**Dataset content**
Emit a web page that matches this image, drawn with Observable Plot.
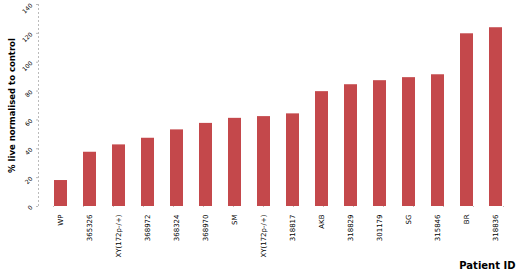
<!DOCTYPE html>
<html>
<head>
<meta charset="utf-8">
<script src="https://cdn.jsdelivr.net/npm/d3@7"></script>
<script src="https://cdn.jsdelivr.net/npm/@observablehq/plot@0.6"></script>
<style>
  html, body { margin: 0; padding: 0; background: #fff; }
  #chart svg { display: block; }
  #chart svg [aria-label="y-axis label"] text { font-size: 8.5px; font-weight: bold; }
</style>
</head>
<body>
<div id="chart"></div>
<script>
const patients = ["WP", "365326", "XY(172p-/+)", "368972", "368324", "368970", "SM", "XY(172p-/+)\u200b", "318817", "AKB", "318829", "301179", "SG", "315846", "BR", "318836"];
const values = [18.0, 37.6, 42.7, 47.3, 53.1, 57.6, 61.1, 62.3, 64.2, 79.6, 84.4, 87.2, 89.3, 91.3, 119.7, 123.9];
const yTicks = [0, 20, 40, 60, 80, 100, 120, 140];

const data = patients.map((p, i) => ({patient: p, value: values[i]}));

const chart = Plot.plot({
  width: 520,
  height: 276,
  marginLeft: 38,
  marginRight: 1,
  marginTop: 4,
  marginBottom: 70,
  style: {fontFamily: "DejaVu Sans, sans-serif", background: "#fff"},
  x: {domain: patients, padding: 0.55, align: 0.5},
  y: {domain: [0, 140]},
  marks: [
    Plot.barY(data, {x: "patient", y: "value", fill: "#c4484b"}),
    Plot.ruleY([0], {stroke: "#bbb", strokeDasharray: "1,29", strokeWidth: 1, dx: 15}),
    Plot.frame({anchor: "left", stroke: "#bbb", strokeDasharray: "1,3"}),
    Plot.axisY({ticks: yTicks, tickSize: 2, stroke: "#bbb", tickRotate: -45, fontSize: 6, tickPadding: 5,
      label: "% live normalised to control", labelAnchor: "center", labelArrow: "none", labelOffset: 30}),
    Plot.axisX({tickSize: 0, tickRotate: -90, fontSize: 7, tickPadding: 8, label: null}),
    Plot.text(["Patient ID"], {frameAnchor: "bottom-right", dy: 62, dx: -4, fontWeight: "bold", fontSize: 10, textAnchor: "end"})
  ]
});
document.getElementById("chart").append(chart);
</script>
</body>
</html>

**Requirement**
Pictures excluded, repeat exactly the lines from the top of the material through the line with "const data = patients.map((p, i)", including both of those lines.

**Task response**
Emit a web page that matches this image, drawn with Observable Plot.
<!DOCTYPE html>
<html>
<head>
<meta charset="utf-8">
<script src="https://cdn.jsdelivr.net/npm/d3@7"></script>
<script src="https://cdn.jsdelivr.net/npm/@observablehq/plot@0.6"></script>
<style>
  html, body { margin: 0; padding: 0; background: #fff; }
  #chart svg { display: block; }
  #chart svg [aria-label="y-axis label"] text { font-size: 8.5px; font-weight: bold; }
</style>
</head>
<body>
<div id="chart"></div>
<script>
const patients = ["WP", "365326", "XY(172p-/+)", "368972", "368324", "368970", "SM", "XY(172p-/+)\u200b", "318817", "AKB", "318829", "301179", "SG", "315846", "BR", "318836"];
const values = [18.0, 37.6, 42.7, 47.3, 53.1, 57.6, 61.1, 62.3, 64.2, 79.6, 84.4, 87.2, 89.3, 91.3, 119.7, 123.9];
const yTicks = [0, 20, 40, 60, 80, 100, 120, 140];

const data = patients.map((p, i) => ({patient: p, value: values[i]}));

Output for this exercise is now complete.